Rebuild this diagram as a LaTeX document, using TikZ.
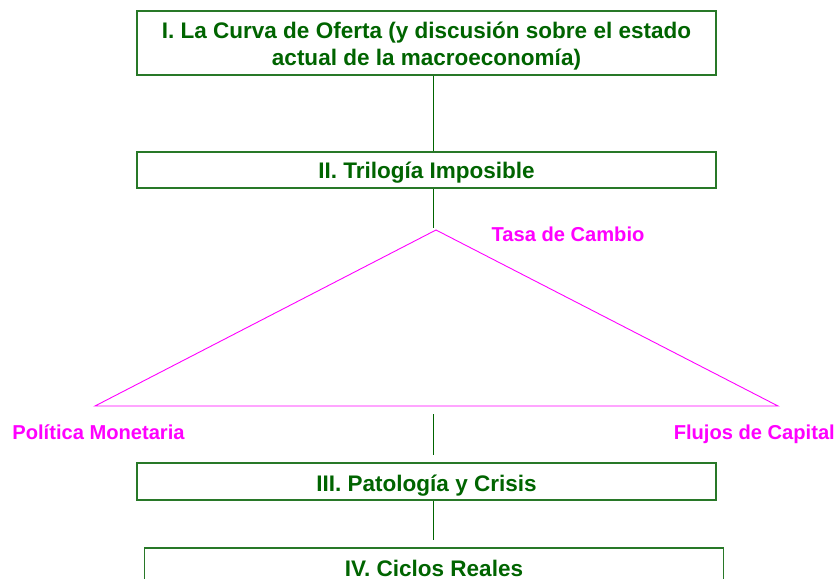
\documentclass[tikz,border=0pt]{standalone}
\usepackage{fontspec}
\setmainfont{Liberation Sans}
\definecolor{txtgreen}{RGB}{0,100,0}
\definecolor{boxgreen}{RGB}{40,120,40}
\definecolor{mag}{RGB}{255,0,255}
\newcommand{\shiftdn}[2]{\raisebox{-#1}[\height][\depth]{#2}}
\begin{document}
\begin{tikzpicture}[x=1bp,y=-1bp,
  topic/.style={draw=boxgreen, line width=1.3bp, text=txtgreen, font=\fontsize{22.6}{27}\selectfont\bfseries, align=center, inner sep=0pt, minimum width=579bp},
  vlabel/.style={text=mag, font=\fontsize{20.2}{24}\selectfont\bfseries, inner sep=0pt},
  link/.style={draw=txtgreen, line width=0.9bp},
  tri/.style={draw=mag, line width=0.9bp}]
\useasboundingbox (0,0) rectangle (835,579);
\node[topic, minimum height=64bp] (b1) at (426.5,43) {\shiftdn{3.5bp}{\begin{tabular}{@{}c@{}}I. La Curva de Oferta (y discusión sobre el estado\\actual de la macroeconomía)\end{tabular}}};
\node[topic, minimum height=36bp] (b2) at (426.5,170) {\shiftdn{3bp}{II. Trilogía Imposible}};
\node[topic, minimum height=37bp] (b3) at (426.5,481.5) {\shiftdn{4bp}{III. Patología y Crisis}};
\node[topic, minimum height=37bp] (b4) at (434,566.5) {\shiftdn{2bp}{IV. Ciclos Reales}};
\coordinate (ax) at (433,0);
\coordinate (e2) at (433,228);
\coordinate (s3) at (433,414);
\coordinate (t3) at (433,455);
\coordinate (e3) at (433,540);
\coordinate (apex) at (436,230);
\coordinate (left) at (95,406);
\coordinate (right) at (778,406);
\draw[link] (b1.south -| ax) -- (b2.north -| ax);
\draw[link] (b2.south -| ax) -- (e2);
\draw[link] (s3) -- (t3);
\draw[link] (b3.south -| ax) -- (e3);
\draw[tri] (apex) -- (left) -- (right) -- cycle;
\node[vlabel] (tc) at (568,234) {Tasa de Cambio};
\node[vlabel] (pm) at (98.5,432) {Política Monetaria};
\node[vlabel, anchor=east] (fc) at (835,434) {Flujos de Capital};
\end{tikzpicture}
\end{document}
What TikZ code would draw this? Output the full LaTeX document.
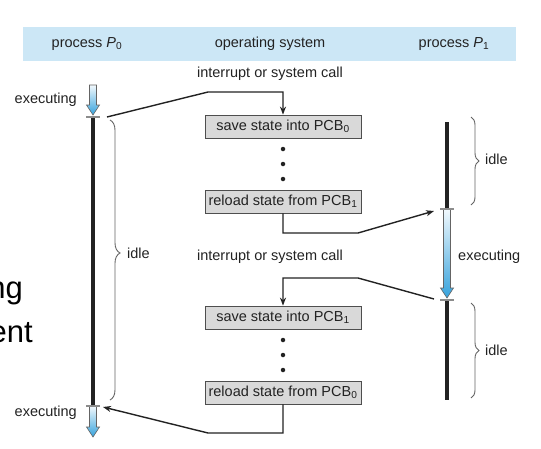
\documentclass[tikz,border=0pt]{standalone}
\usepackage{fontspec}
\setmainfont{Liberation Sans}
\usetikzlibrary{decorations.pathreplacing,arrows.meta,calc}
\definecolor{band}{HTML}{CCE7F6}
\definecolor{boxfill}{HTML}{D9D9D9}
\definecolor{ink}{HTML}{222222}
\definecolor{tickc}{HTML}{8C8C8C}
\definecolor{arrowtop}{HTML}{F2F9FD}
\definecolor{arrowbot}{HTML}{35A2DC}
\newcommand\execArrow[3]{%
  \shade[top color=arrowtop, bottom color=arrowbot, draw=ink!70, line width=0.6pt]
  (#1-3.5,#2) -- (#1+3.5,#2) -- (#1+3.5,#3+10) -- (#1+6.5,#3+10) -- (#1,#3)
  -- (#1-6.5,#3+10) -- (#1-3.5,#3+10) -- cycle;}
\tikzset{
  lbl/.style={font=\fontsize{14.5}{17}\selectfont, text=ink, inner sep=0pt},
  statebox/.style={lbl, draw=ink!80, fill=boxfill, line width=0.8pt,
    minimum width=156pt, minimum height=23pt},
  timeline/.style={line width=4pt, ink},
  tickmark/.style={line width=2pt, tickc},
  conn/.style={line width=1.4pt, ink},
  connarrow/.style={conn, -{Stealth[length=8pt,width=6pt]}},
  idlebrace/.style={decorate, decoration={brace, amplitude=#1}, line width=0.9pt, ink!70},
  bracezero/.style={decorate, decoration={brace, amplitude=10pt, aspect=0.475}, line width=0.9pt, ink!70},
  dot/.style={circle, fill=ink, inner sep=0pt, minimum size=4.5pt},
  big/.style={font=\fontsize{31}{36}\selectfont, text=black, inner sep=0pt},
}
\begin{document}
\begin{tikzpicture}[x=1pt,y=1pt]
\useasboundingbox (0,0) rectangle (541,-448);
% header band
\node[fill=band, minimum width=493pt, minimum height=34pt, inner sep=0pt, anchor=north west] (band) at (23,-27) {};
\node[lbl] (hp0) at (87,-44) {process \textit{P}\textsubscript{0}};
\node[lbl] (hos) at (270,-44) {operating system};
\node[lbl] (hp1) at (454,-44) {process \textit{P}\textsubscript{1}};
% leftover slide text
\node[big, anchor=base east] (bigng) at (23,-298) {ng};
\node[big, anchor=base east] (bigent) at (33,-342) {ent};
% labels
\node[lbl] (int1) at (270,-74) {interrupt or system call};
\node[lbl] (int2) at (270,-257) {interrupt or system call};
\node[lbl, anchor=east] (ex0a) at (77,-100) {executing};
\node[lbl, anchor=east] (ex0b) at (77,-413) {executing};
\node[lbl, anchor=west] (ex1) at (458,-257) {executing};
\node[lbl, anchor=west] (idle0) at (127,-253) {idle};
\node[lbl, anchor=west] (idle1a) at (485,-159) {idle};
\node[lbl, anchor=west] (idle1b) at (485,-350) {idle};
% OS boxes
\node[statebox] (s0) at (283,-126.5) {save state into PCB\textsubscript{0}};
\node[statebox] (r1) at (283,-201.5) {reload state from PCB\textsubscript{1}};
\node[statebox] (s1) at (283,-317.5) {save state into PCB\textsubscript{1}};
\node[statebox] (r0) at (283,-392.5) {reload state from PCB\textsubscript{0}};
\node[dot] (d1) at (283,-149) {};
\node[dot] (d2) at (283,-164) {};
\node[dot] (d3) at (283,-179) {};
\node[dot] (d4) at (283,-340) {};
\node[dot] (d5) at (283,-355) {};
\node[dot] (d6) at (283,-370) {};
% timelines
\draw[timeline] (93,-117) -- (93,-406);
\draw[timeline] (447,-122) -- (447,-209);
\draw[timeline] (447,-300) -- (447,-400);
\execArrow{93}{-85}{-115}
\execArrow{93}{-406}{-437}
\execArrow{447}{-209}{-298}
\coordinate (t0a) at (93,-117);
\coordinate (t1a) at (447,-209);
\coordinate (t1b) at (447,-300);
\coordinate (t0b) at (93,-406);
\draw[tickmark] ($(t0a)+(-7,0)$) -- ($(t0a)+(7,0)$);
\draw[tickmark] ($(t0b)+(-7,0)$) -- ($(t0b)+(7,0)$);
\draw[tickmark] ($(t1a)+(-7,0)$) -- ($(t1a)+(7,0)$);
\draw[tickmark] ($(t1b)+(-7,0)$) -- ($(t1b)+(7,0)$);
% braces
\draw[bracezero] (110,-120) -- (110,-400);
\draw[idlebrace=8pt] (471,-117) -- (471,-205);
\draw[idlebrace=8pt] (471,-303) -- (471,-398);
% connectors
\coordinate (p0out) at (107,-117);
\coordinate (c1) at (208,-92);
\draw[connarrow] (p0out) -- (c1) -- (c1 -| s0.north) -- (s0.north);
\coordinate (c3) at (358,-233);
\coordinate (p1in) at (434,-211);
\draw[connarrow] (r1.south) -- (r1.south |- c3) -- (c3) -- (p1in);
\coordinate (p1out) at (434,-299);
\coordinate (c2) at (358,-278);
\draw[connarrow] (p1out) -- (c2) -- (c2 -| s1.north) -- (s1.north);
\coordinate (c4) at (208,-433);
\coordinate (p0in) at (103,-407);
\draw[connarrow] (r0.south) -- (r0.south |- c4) -- (c4) -- (p0in);
\end{tikzpicture}
\end{document}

——————

Every record above should be written out again without change, except that the pictures are left out.

Result below ▸
Rebuild this diagram as a LaTeX document, using TikZ.
\documentclass[tikz,border=0pt]{standalone}
\usepackage{fontspec}
\setmainfont{Liberation Sans}
\definecolor{txtgreen}{RGB}{0,100,0}
\definecolor{boxgreen}{RGB}{40,120,40}
\definecolor{mag}{RGB}{255,0,255}
\newcommand{\shiftdn}[2]{\raisebox{-#1}[\height][\depth]{#2}}
\begin{document}
\begin{tikzpicture}[x=1bp,y=-1bp,
  topic/.style={draw=boxgreen, line width=1.3bp, text=txtgreen, font=\fontsize{22.6}{27}\selectfont\bfseries, align=center, inner sep=0pt, minimum width=579bp},
  vlabel/.style={text=mag, font=\fontsize{20.2}{24}\selectfont\bfseries, inner sep=0pt},
  link/.style={draw=txtgreen, line width=0.9bp},
  tri/.style={draw=mag, line width=0.9bp}]
\useasboundingbox (0,0) rectangle (835,579);
\node[topic, minimum height=64bp] (b1) at (426.5,43) {\shiftdn{3.5bp}{\begin{tabular}{@{}c@{}}I. La Curva de Oferta (y discusión sobre el estado\\actual de la macroeconomía)\end{tabular}}};
\node[topic, minimum height=36bp] (b2) at (426.5,170) {\shiftdn{3bp}{II. Trilogía Imposible}};
\node[topic, minimum height=37bp] (b3) at (426.5,481.5) {\shiftdn{4bp}{III. Patología y Crisis}};
\node[topic, minimum height=37bp] (b4) at (434,566.5) {\shiftdn{2bp}{IV. Ciclos Reales}};
\coordinate (ax) at (433,0);
\coordinate (e2) at (433,228);
\coordinate (s3) at (433,414);
\coordinate (t3) at (433,455);
\coordinate (e3) at (433,540);
\coordinate (apex) at (436,230);
\coordinate (left) at (95,406);
\coordinate (right) at (778,406);
\draw[link] (b1.south -| ax) -- (b2.north -| ax);
\draw[link] (b2.south -| ax) -- (e2);
\draw[link] (s3) -- (t3);
\draw[link] (b3.south -| ax) -- (e3);
\draw[tri] (apex) -- (left) -- (right) -- cycle;
\node[vlabel] (tc) at (568,234) {Tasa de Cambio};
\node[vlabel] (pm) at (98.5,432) {Política Monetaria};
\node[vlabel, anchor=east] (fc) at (835,434) {Flujos de Capital};
\end{tikzpicture}
\end{document}
What TikZ code would draw this? Output the full LaTeX document.
\documentclass[tikz,border=0pt]{standalone}
\usepackage{fontspec}
\setmainfont{Liberation Sans}
\usetikzlibrary{decorations.pathreplacing,arrows.meta,calc}
\definecolor{band}{HTML}{CCE7F6}
\definecolor{boxfill}{HTML}{D9D9D9}
\definecolor{ink}{HTML}{222222}
\definecolor{tickc}{HTML}{8C8C8C}
\definecolor{arrowtop}{HTML}{F2F9FD}
\definecolor{arrowbot}{HTML}{35A2DC}
\newcommand\execArrow[3]{%
  \shade[top color=arrowtop, bottom color=arrowbot, draw=ink!70, line width=0.6pt]
  (#1-3.5,#2) -- (#1+3.5,#2) -- (#1+3.5,#3+10) -- (#1+6.5,#3+10) -- (#1,#3)
  -- (#1-6.5,#3+10) -- (#1-3.5,#3+10) -- cycle;}
\tikzset{
  lbl/.style={font=\fontsize{14.5}{17}\selectfont, text=ink, inner sep=0pt},
  statebox/.style={lbl, draw=ink!80, fill=boxfill, line width=0.8pt,
    minimum width=156pt, minimum height=23pt},
  timeline/.style={line width=4pt, ink},
  tickmark/.style={line width=2pt, tickc},
  conn/.style={line width=1.4pt, ink},
  connarrow/.style={conn, -{Stealth[length=8pt,width=6pt]}},
  idlebrace/.style={decorate, decoration={brace, amplitude=#1}, line width=0.9pt, ink!70},
  bracezero/.style={decorate, decoration={brace, amplitude=10pt, aspect=0.475}, line width=0.9pt, ink!70},
  dot/.style={circle, fill=ink, inner sep=0pt, minimum size=4.5pt},
  big/.style={font=\fontsize{31}{36}\selectfont, text=black, inner sep=0pt},
}
\begin{document}
\begin{tikzpicture}[x=1pt,y=1pt]
\useasboundingbox (0,0) rectangle (541,-448);
% header band
\node[fill=band, minimum width=493pt, minimum height=34pt, inner sep=0pt, anchor=north west] (band) at (23,-27) {};
\node[lbl] (hp0) at (87,-44) {process \textit{P}\textsubscript{0}};
\node[lbl] (hos) at (270,-44) {operating system};
\node[lbl] (hp1) at (454,-44) {process \textit{P}\textsubscript{1}};
% leftover slide text
\node[big, anchor=base east] (bigng) at (23,-298) {ng};
\node[big, anchor=base east] (bigent) at (33,-342) {ent};
% labels
\node[lbl] (int1) at (270,-74) {interrupt or system call};
\node[lbl] (int2) at (270,-257) {interrupt or system call};
\node[lbl, anchor=east] (ex0a) at (77,-100) {executing};
\node[lbl, anchor=east] (ex0b) at (77,-413) {executing};
\node[lbl, anchor=west] (ex1) at (458,-257) {executing};
\node[lbl, anchor=west] (idle0) at (127,-253) {idle};
\node[lbl, anchor=west] (idle1a) at (485,-159) {idle};
\node[lbl, anchor=west] (idle1b) at (485,-350) {idle};
% OS boxes
\node[statebox] (s0) at (283,-126.5) {save state into PCB\textsubscript{0}};
\node[statebox] (r1) at (283,-201.5) {reload state from PCB\textsubscript{1}};
\node[statebox] (s1) at (283,-317.5) {save state into PCB\textsubscript{1}};
\node[statebox] (r0) at (283,-392.5) {reload state from PCB\textsubscript{0}};
\node[dot] (d1) at (283,-149) {};
\node[dot] (d2) at (283,-164) {};
\node[dot] (d3) at (283,-179) {};
\node[dot] (d4) at (283,-340) {};
\node[dot] (d5) at (283,-355) {};
\node[dot] (d6) at (283,-370) {};
% timelines
\draw[timeline] (93,-117) -- (93,-406);
\draw[timeline] (447,-122) -- (447,-209);
\draw[timeline] (447,-300) -- (447,-400);
\execArrow{93}{-85}{-115}
\execArrow{93}{-406}{-437}
\execArrow{447}{-209}{-298}
\coordinate (t0a) at (93,-117);
\coordinate (t1a) at (447,-209);
\coordinate (t1b) at (447,-300);
\coordinate (t0b) at (93,-406);
\draw[tickmark] ($(t0a)+(-7,0)$) -- ($(t0a)+(7,0)$);
\draw[tickmark] ($(t0b)+(-7,0)$) -- ($(t0b)+(7,0)$);
\draw[tickmark] ($(t1a)+(-7,0)$) -- ($(t1a)+(7,0)$);
\draw[tickmark] ($(t1b)+(-7,0)$) -- ($(t1b)+(7,0)$);
% braces
\draw[bracezero] (110,-120) -- (110,-400);
\draw[idlebrace=8pt] (471,-117) -- (471,-205);
\draw[idlebrace=8pt] (471,-303) -- (471,-398);
% connectors
\coordinate (p0out) at (107,-117);
\coordinate (c1) at (208,-92);
\draw[connarrow] (p0out) -- (c1) -- (c1 -| s0.north) -- (s0.north);
\coordinate (c3) at (358,-233);
\coordinate (p1in) at (434,-211);
\draw[connarrow] (r1.south) -- (r1.south |- c3) -- (c3) -- (p1in);
\coordinate (p1out) at (434,-299);
\coordinate (c2) at (358,-278);
\draw[connarrow] (p1out) -- (c2) -- (c2 -| s1.north) -- (s1.north);
\coordinate (c4) at (208,-433);
\coordinate (p0in) at (103,-407);
\draw[connarrow] (r0.south) -- (r0.south |- c4) -- (c4) -- (p0in);
\end{tikzpicture}
\end{document}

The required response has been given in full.